→ **Exercise objective**
Go through the material and write it all out exactly, minus the pictures.

------------------------------

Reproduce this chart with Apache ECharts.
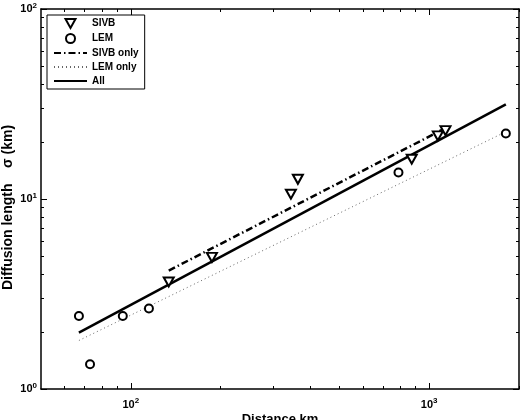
<!DOCTYPE html>
<html>
<head>
<meta charset="utf-8">
<script src="https://cdn.jsdelivr.net/npm/echarts@6/dist/echarts.min.js"></script>
<style>
  html, body { margin: 0; padding: 0; background: #fff; }
  #chart { width: 527px; height: 420px; }
</style>
</head>
<body>
<div id="chart"></div>
<script>
// data (distance km, sigma km)
const sivbPoints = [
  [134, 3.66], [187, 4.93], [344, 10.6], [363, 12.7],
  [874, 16.2], [1069, 21.5], [1134, 22.9]
]
const lemPoints = [
  [67, 2.42], [73, 1.35], [94, 2.42], [115, 2.65],
  [789, 13.8], [1807, 22.1]
]
// fitted lines, endpoints only
const sivbFit = [[134, 4.2], [1134, 23.6]]
const lemFit = [[67, 1.8], [1807, 22.6]]
const allFit = [[67, 1.98], [1807, 31.5]]

const xMajor = [100, 1000]
const xMinor = [60, 70, 80, 90, 200, 300, 400, 500, 600, 700, 800, 900, 2000]
const yMajor = [1, 10, 100]
const yMinor = [2, 3, 4, 5, 6, 7, 8, 9, 20, 30, 40, 50, 60, 70, 80, 90]

const FONT = "Liberation Sans"
const chart = echarts.init(document.getElementById("chart"))

const powLabel = (v) => "{b|10}{s|" + Math.round(Math.log10(v)) + "}"
const labelRich = {
  b: { fontFamily: FONT, fontSize: 11, fontWeight: "bold", color: "#000" },
  s: { fontFamily: FONT, fontSize: 8, fontWeight: "bold", color: "#000", padding: [0, 0, 7, 0] },
}

function xAxisOf(pos, major, withLabels) {
  return {
    type: "log", logBase: 10, min: 50, max: 2000, position: pos,
    axisLine: { show: major, lineStyle: { color: "#000", width: 1.5 } },
    axisTick: {
      show: true, inside: true, length: major ? 6 : 3,
      customValues: major ? xMajor : xMinor,
      lineStyle: { color: "#000", width: 1 },
    },
    axisLabel: withLabels
      ? { show: true, customValues: xMajor, margin: 8, formatter: powLabel, rich: labelRich }
      : { show: false },
    splitLine: { show: false },
    minorTick: { show: false },
    name: withLabels ? "Distance km" : "",
    nameLocation: "middle",
    nameGap: 24,
    nameMoveOverlap: false,
    nameTextStyle: { fontFamily: FONT, fontSize: 13, fontWeight: "bold", color: "#000" },
  }
}

function yAxisOf(pos, major, withLabels) {
  return {
    type: "log", logBase: 10, min: 1, max: 100, position: pos,
    axisLine: { show: major, lineStyle: { color: "#000", width: 1.5 } },
    axisTick: {
      show: true, inside: true, length: major ? 6 : 3,
      customValues: major ? yMajor : yMinor,
      lineStyle: { color: "#000", width: 1 },
    },
    axisLabel: withLabels
      ? { show: true, customValues: yMajor, margin: 4, formatter: powLabel, rich: labelRich }
      : { show: false },
    splitLine: { show: false },
    minorTick: { show: false },
    name: withLabels ? "Diffusion length    \u03c3 (km)" : "",
    nameLocation: "middle",
    nameGap: 26,
    nameMoveOverlap: false,
    nameTextStyle: { fontFamily: FONT, fontSize: 14, fontWeight: "bold", color: "#000", padding: [0, 17, 0, 0] },
  }
}

const downTriangle = "path://M0,0 L10,0 L5,9 Z"
const noMarker = { color: "rgba(0,0,0,0)" }

chart.setOption({
  animation: false,
  backgroundColor: "#fff",
  grid: { left: 41, right: 8, top: 9, bottom: 31, outerBoundsMode: "none" },
  xAxis: [
    xAxisOf("bottom", true, true),
    xAxisOf("bottom", false, false),
    xAxisOf("top", true, false),
    xAxisOf("top", false, false),
  ],
  yAxis: [
    yAxisOf("left", true, true),
    yAxisOf("left", false, false),
    yAxisOf("right", true, false),
    yAxisOf("right", false, false),
  ],
  legend: {
    orient: "vertical",
    left: 47, top: 15,
    backgroundColor: "#fff",
    borderColor: "#000", borderWidth: 1,
    padding: [3, 6, 3, 6],
    itemWidth: 33, itemHeight: 9, itemGap: 4,
    textStyle: { fontFamily: FONT, fontSize: 10, fontWeight: "bold", color: "#000" },
    data: ["SIVB", "LEM", "SIVB only", "LEM only", "All"],
  },
  series: [
    {
      name: "SIVB", type: "scatter", data: sivbPoints,
      symbol: downTriangle, symbolSize: [10, 9],
      itemStyle: { color: "#fff", borderColor: "#000", borderWidth: 2, opacity: 1 },
      z: 5,
    },
    {
      name: "LEM", type: "scatter", data: lemPoints,
      symbol: "circle", symbolSize: 8,
      itemStyle: { color: "#fff", borderColor: "#000", borderWidth: 2, opacity: 1 },
      z: 5,
    },
    {
      name: "SIVB only", type: "line", data: sivbFit, symbol: "none", itemStyle: noMarker,
      lineStyle: { color: "#000", width: 2.5, type: [7, 3, 1.5, 3] },
    },
    {
      name: "LEM only", type: "line", data: lemFit, symbol: "none", itemStyle: noMarker,
      lineStyle: { color: "#666", width: 1, type: [1, 3] },
    },
    {
      name: "All", type: "line", data: allFit, symbol: "none", itemStyle: noMarker,
      lineStyle: { color: "#000", width: 2.5 },
    },
  ],
})
</script>
</body>
</html>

------------------------------

→ **Correct output**
Reproduce this chart with Apache ECharts.
<!DOCTYPE html>
<html>
<head>
<meta charset="utf-8">
<script src="https://cdn.jsdelivr.net/npm/echarts@6/dist/echarts.min.js"></script>
<style>
  html, body { margin: 0; padding: 0; background: #fff; }
  #chart { width: 527px; height: 420px; }
</style>
</head>
<body>
<div id="chart"></div>
<script>
// data (distance km, sigma km)
const sivbPoints = [
  [134, 3.66], [187, 4.93], [344, 10.6], [363, 12.7],
  [874, 16.2], [1069, 21.5], [1134, 22.9]
]
const lemPoints = [
  [67, 2.42], [73, 1.35], [94, 2.42], [115, 2.65],
  [789, 13.8], [1807, 22.1]
]
// fitted lines, endpoints only
const sivbFit = [[134, 4.2], [1134, 23.6]]
const lemFit = [[67, 1.8], [1807, 22.6]]
const allFit = [[67, 1.98], [1807, 31.5]]

const xMajor = [100, 1000]
const xMinor = [60, 70, 80, 90, 200, 300, 400, 500, 600, 700, 800, 900, 2000]
const yMajor = [1, 10, 100]
const yMinor = [2, 3, 4, 5, 6, 7, 8, 9, 20, 30, 40, 50, 60, 70, 80, 90]

const FONT = "Liberation Sans"
const chart = echarts.init(document.getElementById("chart"))

const powLabel = (v) => "{b|10}{s|" + Math.round(Math.log10(v)) + "}"
const labelRich = {
  b: { fontFamily: FONT, fontSize: 11, fontWeight: "bold", color: "#000" },
  s: { fontFamily: FONT, fontSize: 8, fontWeight: "bold", color: "#000", padding: [0, 0, 7, 0] },
}

function xAxisOf(pos, major, withLabels) {
  return {
    type: "log", logBase: 10, min: 50, max: 2000, position: pos,
    axisLine: { show: major, lineStyle: { color: "#000", width: 1.5 } },
    axisTick: {
      show: true, inside: true, length: major ? 6 : 3,
      customValues: major ? xMajor : xMinor,
      lineStyle: { color: "#000", width: 1 },
    },
    axisLabel: withLabels
      ? { show: true, customValues: xMajor, margin: 8, formatter: powLabel, rich: labelRich }
      : { show: false },
    splitLine: { show: false },
    minorTick: { show: false },
    name: withLabels ? "Distance km" : "",
    nameLocation: "middle",
    nameGap: 24,
    nameMoveOverlap: false,
    nameTextStyle: { fontFamily: FONT, fontSize: 13, fontWeight: "bold", color: "#000" },
  }
}

function yAxisOf(pos, major, withLabels) {
  return {
    type: "log", logBase: 10, min: 1, max: 100, position: pos,
    axisLine: { show: major, lineStyle: { color: "#000", width: 1.5 } },
    axisTick: {
      show: true, inside: true, length: major ? 6 : 3,
      customValues: major ? yMajor : yMinor,
      lineStyle: { color: "#000", width: 1 },
    },
    axisLabel: withLabels
      ? { show: true, customValues: yMajor, margin: 4, formatter: powLabel, rich: labelRich }
      : { show: false },
    splitLine: { show: false },
    minorTick: { show: false },
    name: withLabels ? "Diffusion length    \u03c3 (km)" : "",
    nameLocation: "middle",
    nameGap: 26,
    nameMoveOverlap: false,
    nameTextStyle: { fontFamily: FONT, fontSize: 14, fontWeight: "bold", color: "#000", padding: [0, 17, 0, 0] },
  }
}

const downTriangle = "path://M0,0 L10,0 L5,9 Z"
const noMarker = { color: "rgba(0,0,0,0)" }

chart.setOption({
  animation: false,
  backgroundColor: "#fff",
  grid: { left: 41, right: 8, top: 9, bottom: 31, outerBoundsMode: "none" },
  xAxis: [
    xAxisOf("bottom", true, true),
    xAxisOf("bottom", false, false),
    xAxisOf("top", true, false),
    xAxisOf("top", false, false),
  ],
  yAxis: [
    yAxisOf("left", true, true),
    yAxisOf("left", false, false),
    yAxisOf("right", true, false),
    yAxisOf("right", false, false),
  ],
  legend: {
    orient: "vertical",
    left: 47, top: 15,
    backgroundColor: "#fff",
    borderColor: "#000", borderWidth: 1,
    padding: [3, 6, 3, 6],
    itemWidth: 33, itemHeight: 9, itemGap: 4,
    textStyle: { fontFamily: FONT, fontSize: 10, fontWeight: "bold", color: "#000" },
    data: ["SIVB", "LEM", "SIVB only", "LEM only", "All"],
  },
  series: [
    {
      name: "SIVB", type: "scatter", data: sivbPoints,
      symbol: downTriangle, symbolSize: [10, 9],
      itemStyle: { color: "#fff", borderColor: "#000", borderWidth: 2, opacity: 1 },
      z: 5,
    },
    {
      name: "LEM", type: "scatter", data: lemPoints,
      symbol: "circle", symbolSize: 8,
      itemStyle: { color: "#fff", borderColor: "#000", borderWidth: 2, opacity: 1 },
      z: 5,
    },
    {
      name: "SIVB only", type: "line", data: sivbFit, symbol: "none", itemStyle: noMarker,
      lineStyle: { color: "#000", width: 2.5, type: [7, 3, 1.5, 3] },
    },
    {
      name: "LEM only", type: "line", data: lemFit, symbol: "none", itemStyle: noMarker,
      lineStyle: { color: "#666", width: 1, type: [1, 3] },
    },
    {
      name: "All", type: "line", data: allFit, symbol: "none", itemStyle: noMarker,
      lineStyle: { color: "#000", width: 2.5 },
    },
  ],
})
</script>
</body>
</html>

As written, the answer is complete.